In another case, girls smeared butter on their curtains and beds before setting them alight, Cooper said. Fires peak just before exams and mock exams.
“The students always say, ‘no one listens to our concerns’.”
Around 350 Kenyan schools caught fire from 2015 to 2016, according to the government. This compared, according to one academic source, with 76 fires from 2011 to 2013. It was not clear how many fires were deliberate. Numbers for 2014 were not available.
Cooper said some schools set on fire have dismissed their principals afterward. There have been few successful prosecutions.
Kenya frequently sees deadly protests, including after the presidential elections held last month. Cooper said students sometimes cited violent protests by slum residents or university students that successfully publicised their causes, and sought to emulate them.
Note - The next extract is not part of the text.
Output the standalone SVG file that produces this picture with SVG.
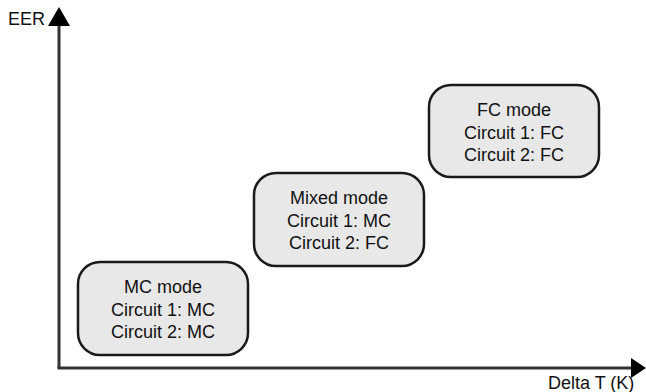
<svg xmlns="http://www.w3.org/2000/svg" width="646" height="392" viewBox="0 0 646 392">
<style>
.box{fill:#e8e8e8;stroke:#1a1a1a;stroke-width:2.5}
.t{font-family:"Liberation Sans",Arial,sans-serif;font-size:18px;fill:#111;text-anchor:middle}
.ax{stroke:#333;stroke-width:3;fill:none}
.lbl{font-family:"Liberation Sans",Arial,sans-serif;font-size:18px;fill:#111}
</style>
<rect width="646" height="392" fill="#fff"/>
<g id="axes">
<line class="ax" x1="59" y1="22" x2="59" y2="368"/>
<line class="ax" x1="57.5" y1="368" x2="634" y2="368"/>
<polygon points="59,7 70,26 48,26" fill="#000"/>
<polygon points="646,368 631,358 631,378" fill="#000"/>
<text class="lbl" x="8" y="25">EER</text>
<text class="lbl" x="548" y="389">Delta T (K)</text>
</g>
<g id="mc">
<rect class="box" x="78" y="262" width="170" height="93" rx="22"/>
<text class="t" x="163" y="293">MC mode</text>
<text class="t" x="163" y="315.5">Circuit 1: MC</text>
<text class="t" x="163" y="338">Circuit 2: MC</text>
</g>
<g id="mixed">
<rect class="box" x="254" y="173" width="170" height="93" rx="22"/>
<text class="t" x="339" y="204">Mixed mode</text>
<text class="t" x="339" y="226.5">Circuit 1: MC</text>
<text class="t" x="339" y="249">Circuit 2: FC</text>
</g>
<g id="fc">
<rect class="box" x="429" y="85" width="170" height="92" rx="22"/>
<text class="t" x="514" y="116">FC mode</text>
<text class="t" x="514" y="138.5">Circuit 1: FC</text>
<text class="t" x="514" y="161">Circuit 2: FC</text>
</g>
</svg>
“Students learn that authorities don’t respond until they present a threat,” she said. “It’s one way for voiceless citizens to be heard.”
But Matiang‘i said some arson attacks were also related to fights over staff appointments in schools, where senior positions can bring financial rewards.
“Some of the fires we have faced before in the sector are related to that kind of thing, politicization of school headship, politicization of responsibility in the education sector. It is not right,” he said in a televised press conference.
Kenya is East Africa’s largest economy but unemployment is high and corruption is rife, making life difficult for many ordinary people.
Control of a school can mean not just a government salary but an opportunity to extort extra money from students and parents in fees or other charges.